1739-01-10, de Gabrielle Émilie Le Tonnelier de Breteuil, marquise Du Châtelet-Lomont à Charles Augustin Feriol, comte d'Argental.

Mon cher ami, je ne suis guères plus heureuse que quand ie v͞s ay escrit.
Votre ami est au désespoir auec raison non du libelle de des Fontaines, mais des procédés de Tiriot, et du désagrément d'être le sujet de la conuersation du public, &cc. Il voudroit poursuiure l'abé des Fontaines criminellement, il ne manqueroit pas de preuues et il est vray que toutes les postes il reçoit des lettres qui le lui conseillent. Mais il n'a de véritables amis que mr votre frère et v͞s, c'est à v͞s vniquem͞t qu'il s'en raporte p͞r sauoir s'il fera cette démarche délicate, et dont ie crains la récrimination, sur tout à cause de ce malheureux décret des lettres philosophiques qui n'est pas purgé et de cette lettre que mr Heraut a perduë. Voyés, conseillés le. Son neveu doit v͞s aller trouuer, il ne fera rien sans votre auis. Ie crois que son mémoire fera un très grand effet, il n'i a pas vne injure, il est touchant et vray. Montrés le à mr votre frère, il v͞s en prie. N͞s auons icy toutes les pièces qui y sont citées. Tiriot doit mourir de honte. Mr du Chastellet lui a escrit vne lettre qui le fera rentrer en lui même. Il m'en a répondu vne ridicule et qui prouue Egalement son infidélité p͞r son ami, et la vérité du fait passé à la Riuiere Bourdet, qu'il n'oseroit dénier, mais qu'il voudrait affaiblir. Ma considération p͞r votre ami m'empêche de le traiter come ie le deurois, mais ie v͞s auouë que ie souffre bien à me contraindre, car ie déteste la perfidie. Mr du Chastellet en a vsé comme vn ange, il a lu le mémoire, l'a aprouué, a escrit à Tiriot. C'est vn bonheur vnique que de viure auec vn home si respectable. V͞s le verrés peutêtre bientost, il ira à Paris conclure l'afaire de la maison si elle se fait.

Si v͞s trouués quelque chose à redire dans le mémoire on le retranchera, il en sera tems, si v͞s répondés tout de suite. Heluetius par qui n͞s v͞s l'auons enuoyé est vne jolie âme, c'est vn enfant plein d'honneur et d'amitié p͞r votre ami, on peut s'y confier surtout sur vne chose qui va être publique. P͞r moi il me semble que l'on eût pu auoir la permission tant ie le trouue sage. Il vouloit aller à Paris, i'ay paré le coup ou plutost ie l'ay suspendu. Mandés lui combien il feroit mal de quitter Cirey et de se montrer dans ces circonstances. Est il vray que l'archeuêque de Paris a exigé du comte du Luc qu'il se défit de Rousseau, et qu'il va quitter Paris? L'abé d'Oliuet a escrit vne drôle de lettres à votre ami, il est furieux contre le Desfont.

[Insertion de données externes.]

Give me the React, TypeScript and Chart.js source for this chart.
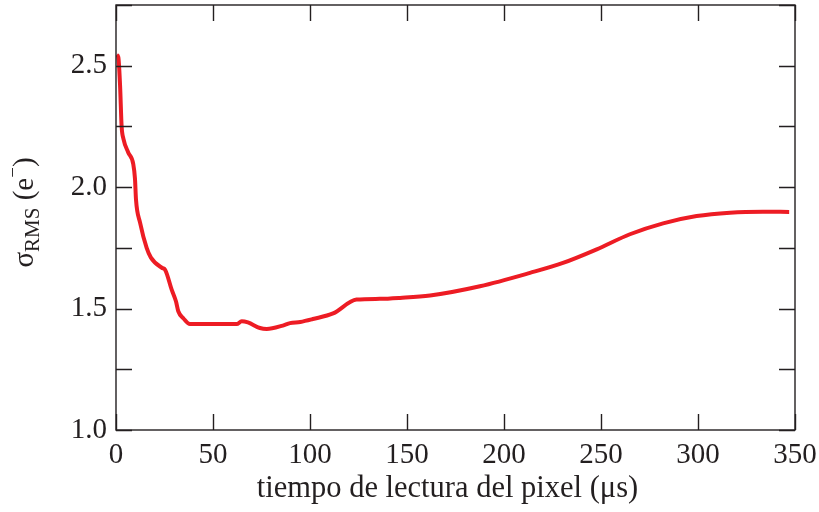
import { useEffect, useRef } from 'react';
import { Chart, registerables } from 'chart.js';

Chart.register(...registerables);

// read time of the pixel (µs)
const readTimes = [
  0.4, 1.2, 2.1, 2.9, 3.8, 6.3, 8.9, 9.8, 10.3, 12.4, 15.8, 18, 23.6, 25.3, 28.7,
  30.9, 32.1, 34.7, 38.1, 62.2, 64.8, 68, 74.2, 77.7, 86, 89.7, 95, 101.5, 111.9,
  124, 136, 146.4, 161.9, 187.6, 213.4, 230.4, 247.8, 264.9, 282, 299.3, 316.5,
  333.5, 347,
];
// sigma RMS (e-)
const sigmaRms = [
  2.545, 2.535, 2.418, 2.25, 2.2, 2.143, 2.095, 2.033, 1.95, 1.854, 1.75, 1.71, 1.668,
  1.66, 1.578, 1.53, 1.489, 1.46, 1.436, 1.436, 1.448, 1.443, 1.42, 1.416, 1.43, 1.44,
  1.445, 1.457, 1.48, 1.537, 1.54, 1.544, 1.554, 1.592, 1.647, 1.688, 1.744, 1.806,
  1.851, 1.881, 1.895, 1.899, 1.898,
];

const xMin = 0;
const xMax = 350;
const xStep = 50;
const yMin = 1.0;
const yMax = 2.75;
const yStep = 0.25;
const xTitle = 'tiempo de lectura del pixel (μs)';

const SERIF = "'Liberation Serif', 'Times New Roman', serif";
const INK = '#231f20';

const framePlugin = {
  id: 'frameTicks',
  afterDraw(chart: any) {
    const { ctx, chartArea: a, scales } = chart;
    const xs = scales.x;
    const ys = scales.y;
    const len = 16;
    ctx.save();
    ctx.strokeStyle = INK;
    ctx.lineWidth = 1.4;
    ctx.strokeRect(a.left, a.top, a.right - a.left, a.bottom - a.top);
    ctx.beginPath();
    xs.ticks.forEach((t: any) => {
      const p = Math.round(xs.getPixelForValue(t.value)) + 0.5;
      ctx.moveTo(p, a.bottom);
      ctx.lineTo(p, a.bottom - len);
      ctx.moveTo(p, a.top);
      ctx.lineTo(p, a.top + len);
    });
    ys.ticks.forEach((t: any) => {
      const p = Math.round(ys.getPixelForValue(t.value)) + 0.5;
      ctx.moveTo(a.left, p);
      ctx.lineTo(a.left + len, p);
      ctx.moveTo(a.right, p);
      ctx.lineTo(a.right - len, p);
    });
    ctx.stroke();

    // x axis title
    ctx.fillStyle = INK;
    ctx.font = `30.5px ${SERIF}`;
    ctx.textAlign = 'center';
    ctx.textBaseline = 'alphabetic';
    ctx.fillText(xTitle, (a.left + a.right) / 2 - 8, 497);

    // y axis title: σ_RMS (e⁻)
    const parts = [
      { t: 'σ', size: 29, dy: 0 },
      { t: 'RMS', size: 21, dy: 6 },
      { t: ' (e', size: 29, dy: 0 },
      { t: '−', size: 19, dy: -14 },
      { t: ')', size: 29, dy: 0 },
    ];
    let total = 0;
    const widths = parts.map((p) => {
      ctx.font = `${p.size}px ${SERIF}`;
      const w = ctx.measureText(p.t).width;
      total += w;
      return w;
    });
    ctx.translate(33, (a.top + a.bottom) / 2 - 5);
    ctx.rotate(-Math.PI / 2);
    ctx.textAlign = 'left';
    let x = -total / 2;
    parts.forEach((p, i) => {
      ctx.font = `${p.size}px ${SERIF}`;
      ctx.fillText(p.t, x, p.dy);
      x += widths[i];
    });
    ctx.restore();
  },
};

export default function App() {
  const ref = useRef<HTMLCanvasElement | null>(null);

  useEffect(() => {
    const canvas = ref.current;
    if (!canvas) return;
    const points = readTimes.map((x, i) => ({ x, y: sigmaRms[i] }));
    const chart = new Chart(canvas, {
      type: 'line',
      data: {
        datasets: [
          {
            data: points,
            borderColor: 'rgb(237,28,36)',
            borderWidth: 4,
            pointRadius: 0,
            fill: false,
            cubicInterpolationMode: 'monotone',
            borderJoinStyle: 'round',
            borderCapStyle: 'butt',
          },
        ],
      },
      options: {
        animation: false,
        responsive: true,
        maintainAspectRatio: false,
        layout: { padding: { left: 0, right: 24, top: 5, bottom: 0 } },
        plugins: {
          legend: { display: false },
          tooltip: { enabled: false },
        },
        scales: {
          x: {
            type: 'linear',
            min: xMin,
            max: xMax,
            grid: { display: false, drawTicks: false },
            border: { display: false },
            ticks: {
              stepSize: xStep,
              autoSkip: false,
              maxRotation: 0,
              padding: 8,
              color: INK,
              font: { family: SERIF, size: 29 },
              callback: (v: any) => String(v),
            },
            title: { display: false },
            afterFit: (s: any) => {
              s.height = 82;
              s.paddingLeft = 0;
              s.paddingRight = 0;
            },
          },
          y: {
            type: 'linear',
            min: yMin,
            max: yMax,
            grid: { display: false, drawTicks: false },
            border: { display: false },
            ticks: {
              stepSize: yStep,
              autoSkip: false,
              padding: 9,
              color: INK,
              font: { family: SERIF, size: 29 },
              callback: (v: any) => {
                const n = Number(v);
                return Math.abs(n * 2 - Math.round(n * 2)) < 1e-6 && n < 2.7 ? n.toFixed(1) : '';
              },
            },
            afterFit: (s: any) => {
              s.width = 116;
              s.paddingTop = 0;
              s.paddingBottom = 0;
            },
          },
        },
      },
      plugins: [framePlugin],
    } as any);
    return () => chart.destroy();
  }, []);

  return (
    <div style={{ position: 'absolute', left: 0, top: 0, width: 819, height: 512, background: '#fff' }}>
      <canvas ref={ref} />
    </div>
  );
}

Je suis inquiète de n'auoir pas eu de vos nouuelles. Ie crains que v͞s ne m'ayés su mauuais gré de ce que ie v͞s ai enuoyé. Mais non, v͞s ne pouués jamais sauoir mauuais gré des choses que l'amitié fait faire. Adieu mon cher ami, si v͞s sauiés combien vos lettres n͞s consolent v͞s n͞s escririés dans le cruel état où n͞s somes, mais il n'i en a point, où ie ne v͞s aime bien tendrement. Ie v͞s suplie de faire escrire par Lamare la lettre que ie v͞s ay demandée afin que ie puisse rendre l'original de l'enuieux sans être suspecte. Ie crains que ce petit drôle là n'en ait gardé copie et ne la fasse imprimer quelque jour. Pressés le bien là dessus ie vous suplie, et l'ambassadeur de Hollande; vale et ama.